Instruction: Your copy of the material must match it exactly, except that pictures are dropped.

** Begin **

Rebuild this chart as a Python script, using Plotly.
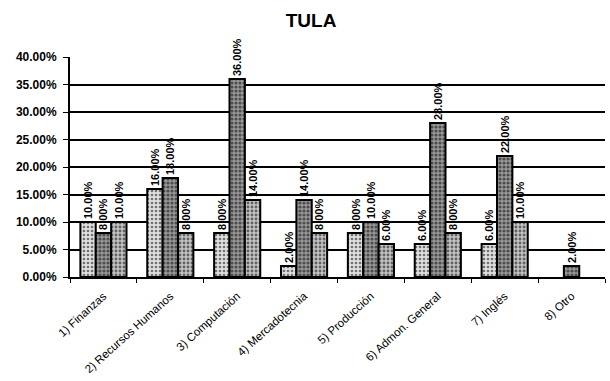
import plotly.graph_objects as go

# Areas of training requested, Tula
categories = [
    "1) Finanzas",
    "2) Recursos Humanos",
    "3) Computación",
    "4) Mercadotecnia",
    "5) Producción",
    "6) Admon. General",
    "7) Inglés",
    "8) Otro",
]

# Three response groups per area (fractions); blank cells are None
serie_a = [0.10, 0.16, 0.08, 0.02, 0.08, 0.06, 0.06, None]
serie_b = [0.08, 0.18, 0.36, 0.14, 0.10, 0.28, 0.22, 0.02]
serie_c = [0.10, 0.08, 0.14, 0.08, 0.06, 0.08, 0.10, None]

y_ticks = [0, 0.05, 0.10, 0.15, 0.20, 0.25, 0.30, 0.35, 0.40]

FONT = "Liberation Sans, Arial, sans-serif"

styles = [
    dict(bg="#e0e0e0", fg="#000000", solidity=0.35),
    dict(bg="#9a9a9a", fg="#000000", solidity=0.5),
    dict(bg="#c4c4c4", fg="#000000", solidity=0.4),
]

fig = go.Figure()
for vals, st in zip([serie_a, serie_b, serie_c], styles):
    fig.add_trace(go.Bar(
        x=categories,
        y=vals,
        marker=dict(
            color=st["bg"],
            line=dict(color="#000000", width=2),
            pattern=dict(shape=".", fgcolor=st["fg"], bgcolor=st["bg"],
                         size=4, solidity=st["solidity"]),
        ),
        texttemplate="%{y:.2%}",
        textposition="outside",
        textangle=-90,
        textfont=dict(family=FONT, size=11, color="#000000", weight="bold"),
        constraintext="none",
        cliponaxis=False,
        showlegend=False,
    ))

fig.update_layout(
    width=610,
    height=381,
    margin=dict(l=70, r=5, t=57, b=104),
    paper_bgcolor="#ffffff",
    plot_bgcolor="#ffffff",
    barmode="group",
    bargap=0.31,
    bargroupgap=0,
    title=dict(
        text="<b>TULA</b>",
        x=0.51, xanchor="center",
        y=0.947, yanchor="middle",
        font=dict(family=FONT, size=19, color="#000000"),
    ),
    font=dict(family=FONT, color="#000000"),
)

fig.update_xaxes(
    tickangle=-42,
    tickfont=dict(family=FONT, size=11.5, color="#000000"),
    ticklabelstandoff=6,
    showline=True, linecolor="#000000", linewidth=2,
    ticks="outside", tickson="boundaries", ticklen=4, tickcolor="#000000",
    showgrid=False,
)

fig.update_yaxes(
    range=[0, 0.40],
    tickvals=y_ticks,
    tickformat=".2%",
    tickfont=dict(family=FONT, size=12, color="#000000", weight="bold"),
    ticklabelstandoff=4,
    showline=True, linecolor="#000000", linewidth=2,
    ticks="outside", ticklen=5, tickcolor="#000000",
    showgrid=True, gridcolor="#000000", gridwidth=1.5,
    zeroline=False,
)

fig.write_html("out.html")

** End **

Final answer:
Rebuild this chart as a Python script, using Plotly.
import plotly.graph_objects as go

# Areas of training requested, Tula
categories = [
    "1) Finanzas",
    "2) Recursos Humanos",
    "3) Computación",
    "4) Mercadotecnia",
    "5) Producción",
    "6) Admon. General",
    "7) Inglés",
    "8) Otro",
]

# Three response groups per area (fractions); blank cells are None
serie_a = [0.10, 0.16, 0.08, 0.02, 0.08, 0.06, 0.06, None]
serie_b = [0.08, 0.18, 0.36, 0.14, 0.10, 0.28, 0.22, 0.02]
serie_c = [0.10, 0.08, 0.14, 0.08, 0.06, 0.08, 0.10, None]

y_ticks = [0, 0.05, 0.10, 0.15, 0.20, 0.25, 0.30, 0.35, 0.40]

FONT = "Liberation Sans, Arial, sans-serif"

styles = [
    dict(bg="#e0e0e0", fg="#000000", solidity=0.35),
    dict(bg="#9a9a9a", fg="#000000", solidity=0.5),
    dict(bg="#c4c4c4", fg="#000000", solidity=0.4),
]

fig = go.Figure()
for vals, st in zip([serie_a, serie_b, serie_c], styles):
    fig.add_trace(go.Bar(
        x=categories,
        y=vals,
        marker=dict(
            color=st["bg"],
            line=dict(color="#000000", width=2),
            pattern=dict(shape=".", fgcolor=st["fg"], bgcolor=st["bg"],
                         size=4, solidity=st["solidity"]),
        ),
        texttemplate="%{y:.2%}",
        textposition="outside",
        textangle=-90,
        textfont=dict(family=FONT, size=11, color="#000000", weight="bold"),
        constraintext="none",
        cliponaxis=False,
        showlegend=False,
    ))

fig.update_layout(
    width=610,
    height=381,
    margin=dict(l=70, r=5, t=57, b=104),
    paper_bgcolor="#ffffff",
    plot_bgcolor="#ffffff",
    barmode="group",
    bargap=0.31,
    bargroupgap=0,
    title=dict(
        text="<b>TULA</b>",
        x=0.51, xanchor="center",
        y=0.947, yanchor="middle",
        font=dict(family=FONT, size=19, color="#000000"),
    ),
    font=dict(family=FONT, color="#000000"),
)

fig.update_xaxes(
    tickangle=-42,
    tickfont=dict(family=FONT, size=11.5, color="#000000"),
    ticklabelstandoff=6,
    showline=True, linecolor="#000000", linewidth=2,
    ticks="outside", tickson="boundaries", ticklen=4, tickcolor="#000000",
    showgrid=False,
)

fig.update_yaxes(
    range=[0, 0.40],
    tickvals=y_ticks,
    tickformat=".2%",
    tickfont=dict(family=FONT, size=12, color="#000000", weight="bold"),
    ticklabelstandoff=4,
    showline=True, linecolor="#000000", linewidth=2,
    ticks="outside", ticklen=5, tickcolor="#000000",
    showgrid=True, gridcolor="#000000", gridwidth=1.5,
    zeroline=False,
)

fig.write_html("out.html")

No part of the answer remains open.